So I have been following digital humanities scholars and scholarship since around summer 2011, with a goal of developing a sabbatical project that I call “Bringing Digital Humanities to the Community College and Vice Versa.” Happily, I was awarded the sabbatical, and I plan to take it Fall 2013 after I finish work on a Title III grant.
My commitment to DH so far has been first to follow scholars who post on the internet, to find published materials of interest and to read them as much as possible. But since our work at the community college leaves very little room for sustained concentration, my main commitment has been to find a DH site every day and to write some kind of meaningful and if possible substantive tweet about it every day. I haven’t missed many days, and so at this point, I say with Mark Sample that “serial concentration is deep concentration.” In fact, this form of concentrated but interstitial work has been something of a revelation. Zotero has been essential in this regard, because while I tweet about a great site I see or read, I want to go back to them all someday, and I work from 3 computers every day.

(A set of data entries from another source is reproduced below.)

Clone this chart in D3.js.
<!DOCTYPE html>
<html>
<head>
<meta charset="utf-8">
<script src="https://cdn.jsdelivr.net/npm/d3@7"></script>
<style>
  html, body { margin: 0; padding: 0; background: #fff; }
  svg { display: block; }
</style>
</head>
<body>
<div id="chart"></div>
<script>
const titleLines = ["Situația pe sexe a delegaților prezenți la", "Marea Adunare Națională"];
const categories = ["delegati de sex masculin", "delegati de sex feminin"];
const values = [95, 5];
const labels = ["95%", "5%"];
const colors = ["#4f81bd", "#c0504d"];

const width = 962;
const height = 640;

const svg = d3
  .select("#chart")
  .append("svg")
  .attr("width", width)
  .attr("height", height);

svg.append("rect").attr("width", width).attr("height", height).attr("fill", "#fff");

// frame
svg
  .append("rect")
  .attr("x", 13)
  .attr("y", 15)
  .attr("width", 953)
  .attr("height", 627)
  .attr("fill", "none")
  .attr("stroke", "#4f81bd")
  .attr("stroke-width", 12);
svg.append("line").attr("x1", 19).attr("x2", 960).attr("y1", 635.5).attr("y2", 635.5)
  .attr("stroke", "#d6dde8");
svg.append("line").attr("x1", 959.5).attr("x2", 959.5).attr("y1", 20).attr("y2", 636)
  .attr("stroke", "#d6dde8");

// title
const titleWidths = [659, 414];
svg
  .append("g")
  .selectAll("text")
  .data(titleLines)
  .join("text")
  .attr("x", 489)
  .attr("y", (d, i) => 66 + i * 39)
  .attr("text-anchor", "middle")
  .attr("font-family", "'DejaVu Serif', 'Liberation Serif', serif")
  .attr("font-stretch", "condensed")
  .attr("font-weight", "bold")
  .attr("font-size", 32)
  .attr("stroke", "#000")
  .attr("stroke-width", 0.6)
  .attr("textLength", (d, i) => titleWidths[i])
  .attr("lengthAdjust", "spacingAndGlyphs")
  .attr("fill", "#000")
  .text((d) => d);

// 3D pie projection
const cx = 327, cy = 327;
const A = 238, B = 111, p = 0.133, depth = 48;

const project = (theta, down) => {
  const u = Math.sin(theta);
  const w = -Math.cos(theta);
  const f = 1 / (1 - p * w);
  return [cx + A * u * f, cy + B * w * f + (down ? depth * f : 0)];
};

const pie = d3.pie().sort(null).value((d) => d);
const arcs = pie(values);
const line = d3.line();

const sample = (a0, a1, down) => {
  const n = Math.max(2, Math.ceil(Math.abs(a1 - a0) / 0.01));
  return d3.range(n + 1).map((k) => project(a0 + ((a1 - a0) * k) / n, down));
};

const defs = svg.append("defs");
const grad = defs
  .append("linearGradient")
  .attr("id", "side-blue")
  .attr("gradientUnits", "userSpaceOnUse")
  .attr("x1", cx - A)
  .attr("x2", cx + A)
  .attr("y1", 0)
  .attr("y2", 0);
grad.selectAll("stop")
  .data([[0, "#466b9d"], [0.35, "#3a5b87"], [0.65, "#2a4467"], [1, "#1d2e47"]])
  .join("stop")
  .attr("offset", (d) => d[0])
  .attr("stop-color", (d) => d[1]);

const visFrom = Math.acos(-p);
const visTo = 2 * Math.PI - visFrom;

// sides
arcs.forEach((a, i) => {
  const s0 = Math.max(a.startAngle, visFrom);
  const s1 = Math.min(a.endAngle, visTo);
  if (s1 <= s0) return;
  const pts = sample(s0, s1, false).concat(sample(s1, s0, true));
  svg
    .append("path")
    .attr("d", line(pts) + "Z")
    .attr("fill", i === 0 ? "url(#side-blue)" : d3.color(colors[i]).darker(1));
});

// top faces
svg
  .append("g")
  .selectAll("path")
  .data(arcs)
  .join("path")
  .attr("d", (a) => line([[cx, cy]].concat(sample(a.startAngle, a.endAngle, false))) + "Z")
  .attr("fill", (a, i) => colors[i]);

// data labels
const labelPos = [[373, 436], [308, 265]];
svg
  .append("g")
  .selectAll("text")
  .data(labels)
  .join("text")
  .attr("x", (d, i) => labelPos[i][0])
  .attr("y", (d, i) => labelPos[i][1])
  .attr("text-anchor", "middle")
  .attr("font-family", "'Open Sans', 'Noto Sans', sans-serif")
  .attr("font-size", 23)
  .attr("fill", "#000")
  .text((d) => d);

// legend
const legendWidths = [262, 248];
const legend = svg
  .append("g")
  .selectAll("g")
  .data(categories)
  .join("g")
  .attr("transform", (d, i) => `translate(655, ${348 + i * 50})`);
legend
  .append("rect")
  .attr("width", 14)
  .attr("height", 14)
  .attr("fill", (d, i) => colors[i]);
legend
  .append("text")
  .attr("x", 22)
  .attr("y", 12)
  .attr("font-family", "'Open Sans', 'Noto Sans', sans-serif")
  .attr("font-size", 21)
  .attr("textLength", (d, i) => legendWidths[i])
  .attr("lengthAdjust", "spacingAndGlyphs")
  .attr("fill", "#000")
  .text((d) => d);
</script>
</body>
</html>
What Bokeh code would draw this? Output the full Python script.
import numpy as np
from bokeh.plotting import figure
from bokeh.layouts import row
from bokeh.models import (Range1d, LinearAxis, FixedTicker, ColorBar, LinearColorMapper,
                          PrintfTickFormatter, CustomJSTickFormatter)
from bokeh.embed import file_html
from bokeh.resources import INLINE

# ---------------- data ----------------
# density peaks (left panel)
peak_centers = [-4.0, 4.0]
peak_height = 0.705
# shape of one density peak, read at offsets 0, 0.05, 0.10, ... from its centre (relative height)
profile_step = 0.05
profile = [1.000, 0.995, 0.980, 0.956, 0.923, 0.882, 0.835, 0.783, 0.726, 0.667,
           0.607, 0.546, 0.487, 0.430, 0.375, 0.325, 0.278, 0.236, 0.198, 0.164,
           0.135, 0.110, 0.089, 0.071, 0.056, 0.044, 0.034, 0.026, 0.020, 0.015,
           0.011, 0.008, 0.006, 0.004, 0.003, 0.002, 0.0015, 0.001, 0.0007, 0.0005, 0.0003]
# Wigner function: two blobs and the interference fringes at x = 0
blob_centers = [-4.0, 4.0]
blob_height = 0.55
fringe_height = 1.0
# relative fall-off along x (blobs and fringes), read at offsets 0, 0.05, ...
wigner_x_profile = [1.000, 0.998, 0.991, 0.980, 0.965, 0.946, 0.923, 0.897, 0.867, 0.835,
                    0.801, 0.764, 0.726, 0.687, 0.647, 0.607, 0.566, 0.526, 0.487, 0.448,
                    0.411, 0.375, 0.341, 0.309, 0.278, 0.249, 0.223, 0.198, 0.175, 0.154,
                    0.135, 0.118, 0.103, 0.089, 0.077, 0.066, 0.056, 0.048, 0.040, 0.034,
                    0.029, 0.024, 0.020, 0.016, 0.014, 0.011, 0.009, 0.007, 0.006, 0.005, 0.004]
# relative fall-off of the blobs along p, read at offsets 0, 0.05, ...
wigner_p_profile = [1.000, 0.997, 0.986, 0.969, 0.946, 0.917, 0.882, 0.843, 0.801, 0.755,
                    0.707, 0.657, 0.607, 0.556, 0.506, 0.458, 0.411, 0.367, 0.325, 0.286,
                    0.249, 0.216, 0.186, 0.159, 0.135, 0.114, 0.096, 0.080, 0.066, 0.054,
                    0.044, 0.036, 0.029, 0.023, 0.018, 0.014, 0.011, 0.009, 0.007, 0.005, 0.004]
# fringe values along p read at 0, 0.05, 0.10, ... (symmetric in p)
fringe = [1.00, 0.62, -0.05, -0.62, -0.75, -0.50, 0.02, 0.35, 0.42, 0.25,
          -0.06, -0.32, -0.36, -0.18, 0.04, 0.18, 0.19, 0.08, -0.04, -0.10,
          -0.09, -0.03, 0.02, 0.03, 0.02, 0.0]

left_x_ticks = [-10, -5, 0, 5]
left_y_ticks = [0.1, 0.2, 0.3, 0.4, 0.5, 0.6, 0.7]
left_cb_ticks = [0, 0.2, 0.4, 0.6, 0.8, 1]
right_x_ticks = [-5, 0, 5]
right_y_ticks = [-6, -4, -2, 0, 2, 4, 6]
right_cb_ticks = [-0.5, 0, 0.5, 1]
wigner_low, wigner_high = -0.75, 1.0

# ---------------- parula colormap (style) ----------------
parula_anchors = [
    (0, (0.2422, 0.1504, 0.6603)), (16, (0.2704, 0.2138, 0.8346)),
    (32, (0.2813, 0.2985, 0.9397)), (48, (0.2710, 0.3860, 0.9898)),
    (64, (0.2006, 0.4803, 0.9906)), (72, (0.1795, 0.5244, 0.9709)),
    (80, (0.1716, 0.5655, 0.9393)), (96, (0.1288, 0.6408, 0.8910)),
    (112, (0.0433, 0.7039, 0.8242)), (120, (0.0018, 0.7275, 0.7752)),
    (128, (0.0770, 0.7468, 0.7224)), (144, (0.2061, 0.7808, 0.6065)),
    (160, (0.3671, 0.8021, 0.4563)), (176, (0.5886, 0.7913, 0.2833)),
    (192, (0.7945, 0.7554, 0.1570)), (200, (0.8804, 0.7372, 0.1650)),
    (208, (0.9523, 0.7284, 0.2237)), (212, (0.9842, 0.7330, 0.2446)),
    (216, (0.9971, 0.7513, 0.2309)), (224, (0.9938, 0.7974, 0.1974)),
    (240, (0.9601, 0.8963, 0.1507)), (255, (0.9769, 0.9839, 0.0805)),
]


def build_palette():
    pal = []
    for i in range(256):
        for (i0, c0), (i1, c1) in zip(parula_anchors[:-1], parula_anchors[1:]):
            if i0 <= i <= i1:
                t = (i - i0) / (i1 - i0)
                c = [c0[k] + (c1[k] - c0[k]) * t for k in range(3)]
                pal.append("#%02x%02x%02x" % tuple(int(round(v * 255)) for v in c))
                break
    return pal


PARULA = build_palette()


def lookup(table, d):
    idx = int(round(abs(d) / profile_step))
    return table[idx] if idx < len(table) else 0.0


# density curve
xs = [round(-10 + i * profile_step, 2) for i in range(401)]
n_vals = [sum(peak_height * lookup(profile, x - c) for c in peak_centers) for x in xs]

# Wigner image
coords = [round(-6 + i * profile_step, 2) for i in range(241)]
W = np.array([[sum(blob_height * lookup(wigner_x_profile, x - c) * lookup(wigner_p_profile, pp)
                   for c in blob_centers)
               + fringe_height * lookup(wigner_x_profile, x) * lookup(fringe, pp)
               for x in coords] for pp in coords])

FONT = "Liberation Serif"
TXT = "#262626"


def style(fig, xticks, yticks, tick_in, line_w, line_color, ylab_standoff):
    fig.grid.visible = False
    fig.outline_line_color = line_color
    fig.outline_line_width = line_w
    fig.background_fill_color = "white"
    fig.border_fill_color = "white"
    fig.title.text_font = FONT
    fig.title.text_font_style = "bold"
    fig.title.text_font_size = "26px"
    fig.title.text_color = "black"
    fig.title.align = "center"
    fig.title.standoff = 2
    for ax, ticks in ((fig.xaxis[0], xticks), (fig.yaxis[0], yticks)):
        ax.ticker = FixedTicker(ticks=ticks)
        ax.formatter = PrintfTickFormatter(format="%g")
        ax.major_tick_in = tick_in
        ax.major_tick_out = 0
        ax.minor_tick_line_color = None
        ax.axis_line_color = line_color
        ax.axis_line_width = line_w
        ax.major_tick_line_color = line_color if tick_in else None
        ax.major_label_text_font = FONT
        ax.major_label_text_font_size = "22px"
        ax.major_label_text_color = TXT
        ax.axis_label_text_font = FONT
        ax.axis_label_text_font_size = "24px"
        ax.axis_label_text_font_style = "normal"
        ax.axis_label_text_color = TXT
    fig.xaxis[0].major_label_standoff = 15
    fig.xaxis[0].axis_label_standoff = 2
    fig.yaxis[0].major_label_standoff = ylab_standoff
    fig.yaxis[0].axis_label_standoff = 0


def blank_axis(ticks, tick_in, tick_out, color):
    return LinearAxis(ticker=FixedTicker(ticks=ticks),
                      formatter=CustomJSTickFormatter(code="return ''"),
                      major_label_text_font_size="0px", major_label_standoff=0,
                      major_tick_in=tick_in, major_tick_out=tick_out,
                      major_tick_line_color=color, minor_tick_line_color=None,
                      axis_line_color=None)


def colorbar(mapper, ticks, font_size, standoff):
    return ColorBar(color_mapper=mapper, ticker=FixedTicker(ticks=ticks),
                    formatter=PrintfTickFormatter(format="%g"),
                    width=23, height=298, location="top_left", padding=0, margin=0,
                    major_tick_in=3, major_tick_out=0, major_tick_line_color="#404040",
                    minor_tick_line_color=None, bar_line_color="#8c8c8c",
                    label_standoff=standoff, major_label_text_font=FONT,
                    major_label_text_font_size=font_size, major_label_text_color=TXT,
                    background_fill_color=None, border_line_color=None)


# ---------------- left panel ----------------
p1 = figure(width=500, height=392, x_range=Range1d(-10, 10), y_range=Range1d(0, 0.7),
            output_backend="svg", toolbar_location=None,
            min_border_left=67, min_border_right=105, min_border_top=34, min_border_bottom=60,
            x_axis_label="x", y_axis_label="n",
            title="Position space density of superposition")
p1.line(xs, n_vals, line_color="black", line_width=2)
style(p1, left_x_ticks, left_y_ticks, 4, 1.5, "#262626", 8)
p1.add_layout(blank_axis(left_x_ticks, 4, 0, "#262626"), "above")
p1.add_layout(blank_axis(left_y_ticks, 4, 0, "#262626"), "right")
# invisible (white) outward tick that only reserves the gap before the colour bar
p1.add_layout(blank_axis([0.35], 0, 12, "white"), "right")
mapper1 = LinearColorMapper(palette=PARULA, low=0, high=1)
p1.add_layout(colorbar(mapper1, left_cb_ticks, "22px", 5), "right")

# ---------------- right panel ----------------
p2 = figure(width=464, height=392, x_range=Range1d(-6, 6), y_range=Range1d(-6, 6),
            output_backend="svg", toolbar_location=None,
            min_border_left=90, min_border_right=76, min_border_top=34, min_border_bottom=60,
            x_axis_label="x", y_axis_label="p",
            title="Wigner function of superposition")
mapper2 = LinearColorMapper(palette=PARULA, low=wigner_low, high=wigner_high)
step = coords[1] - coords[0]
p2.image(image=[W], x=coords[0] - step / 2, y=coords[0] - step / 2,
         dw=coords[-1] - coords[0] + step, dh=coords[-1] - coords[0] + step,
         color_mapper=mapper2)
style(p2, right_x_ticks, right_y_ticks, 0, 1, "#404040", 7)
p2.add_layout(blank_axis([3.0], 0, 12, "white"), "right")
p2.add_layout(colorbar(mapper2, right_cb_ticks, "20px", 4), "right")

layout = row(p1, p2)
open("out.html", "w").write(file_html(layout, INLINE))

I’m taking on this blog as a way to record my thinking over the next year before I actually take my sabbatical, and to try to synthesize ideas that have come to me serially. There are many threads that are floating through the DH scholarly world right now, but NONE of them are about DH at the CC, and I think that this blog can help me to reflect on the relevance of the conversations I read for DH work at Lane.
For example, just yesterday I found a fantastic little collection at the NY Public Library. The menus themselves are fascinating–just seeing what people were paying a lot of money for in New York hotel restaurants helps explain why people were thinner in the 30s! But how is this relevant for a community college? It just so happens that the library is looking for transcribers! That’s right, if you have a few minutes to spare, you can go into the collection and transcribe the words on the menu, verbatim, with prices, and participate in digital humanities archiving. This would be a great service learning project for our Culinary Arts students. And while they’re learning culinary and dietary history, students are also getting practice at digital literacy and transcription. To understand that the menus are photographs and therefore not searchable is a really important lesson in how technology and marking up works.
In the “real” DH world as I see it practiced, the coin of the scholarly and reputational realm is coding and markup. And I sure hope to learn that. But I also think there’s a lot of DH that can be done at the freshman and sophomore level that may involve coding but that may not.Doing a service learning project such as the one I describe takes a tiny dip into understanding DH. These are the kinds of insights I’d like to collect in the coming year. And I’ll collect them here.